- Status: Active
- Frequency: Annual
- Locations: Varied: Milan, Italy (2025); Figueira da Foz, Portugal (2026);
- Inaugurated: May 2025
- Most recent: May 30, 2026
- Next event: 2027
- Attendance: around 400 (2025) 500 to 600 (2026)
- Website: remigrationsummit.com

= Remigration Summit =

Far-right political conference in Europe

Remigration Summit is an annual far-right political conference dedicated to remigration. The first conference was held in Gallarate, near Milan in May 2025.

== History ==

=== 2025 ===
Remigration Summit 2025 was hosted in Gallarate, near Milan, Italy in May 2025 by members of the Identitarian Movement. The summit was attended by approximately 400.

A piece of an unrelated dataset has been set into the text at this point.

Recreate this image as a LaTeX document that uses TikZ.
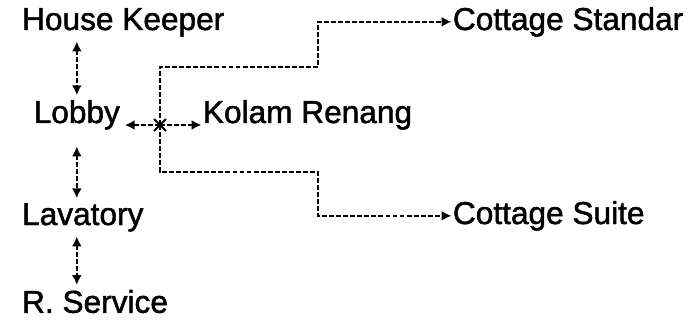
\documentclass[tikz,border=0pt]{standalone}
\usepackage{fontspec}
\setmainfont{Liberation Sans}[FakeBold=1.5]
\usepackage{tikz}
\usetikzlibrary{calc}
\usetikzlibrary{shapes.misc}
\usetikzlibrary{arrows.meta}

\tikzset{
    room/.style={anchor=base west, inner sep=3.3pt, font=\fontsize{22.5}{26}\selectfont},
    path/.style={line width=1.5pt, dash pattern=on 3.5pt off 1.5pt, >={Latex[length=7pt,width=7pt]}},
}

\begin{document}
\begin{tikzpicture}
    \useasboundingbox[fill=white] (0,0) rectangle (17.475,-8);
    % rooms
    \node[room] (keeper) at (0.43,-0.75) {House Keeper};
    \node[room] (lobby) at (0.72,-3.075) {Lobby};
    \node[room] (lavatory) at (0.43,-5.625) {Lavatory};
    \node[room] (service) at (0.43,-7.82) {R. Service};
    \node[room] (pool) at (4.95,-3.075) {Kolam Renang};
    \node[room] (standar) at (11.2,-0.75) {Cottage Standar};
    \node[room] (suite) at (11.2,-5.6) {Cottage Suite};
    % branch point and bends
    \coordinate (junction) at (4,-3.125);
    \coordinate (bendup) at (7.95,-1.675);
    \coordinate (benddown) at (7.95,-4.3);
    \node[cross out, draw, line width=1.5pt, minimum size=7pt, inner sep=0pt] (mark) at (junction) {};
    % vertical links
    \draw[path,<->] (lobby.north |- keeper.south) -- (lobby.north);
    \draw[path,<->,shorten <=0.3cm] (lobby.south) -- (lobby.south |- lavatory.north);
    \draw[path,<->] (lobby.south |- lavatory.south) -- (lobby.south |- service.north);
    % horizontal links
    \draw[path,->] (junction) -- (lobby.east |- junction);
    \draw[path,->,shorten >=-2.5pt] (junction) -- (pool.west |- junction);
    \draw[path,->,shorten >=-2.5pt] (junction) |- (bendup) |- (standar.west);
    \draw[path,->,shorten >=-2.5pt] (junction) |- (benddown) |- (suite.west);
\end{tikzpicture}
\end{document}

Speakers included Lega MEP Roberto Vannacci.

=== 2026 ===

==== Venue ====
Remigration Summer 2026 was held on May 30, 2026 at the Quinta da Salmanha venue in Figueira da Foz, Portugal, and was organized by Austrian far-right activist Martin Sellner. The event was attended by approximately 500 to 600, including members of far-right European political parties and activists from Canada, the United States, and Europe.

==== Speakers ====
Gregory Bovino, an American former commander-at-large of the US Border Patrol, and American white nationalist Jared Taylor attended as "VIP Guests", according to Politico Europe. In an interview ahead of the summit, Bovino referenced Erwin Rommel, Nazi Germany's lead general, as an inspirational figure. In a speech at the summit, Bovino criticized members of the Trump Administration for "watering down" its immigration strategy, including Homeland Security Secretary Markwayne Mullin and senior Trump aide Susie Wiles.

German federal police barred far-right activist Maximilian Märkl from attending the summit.

Other speakers included Daniel Tyrie, a Canadian political activist who is the founder and current chairman of the Dominion Society of Canada.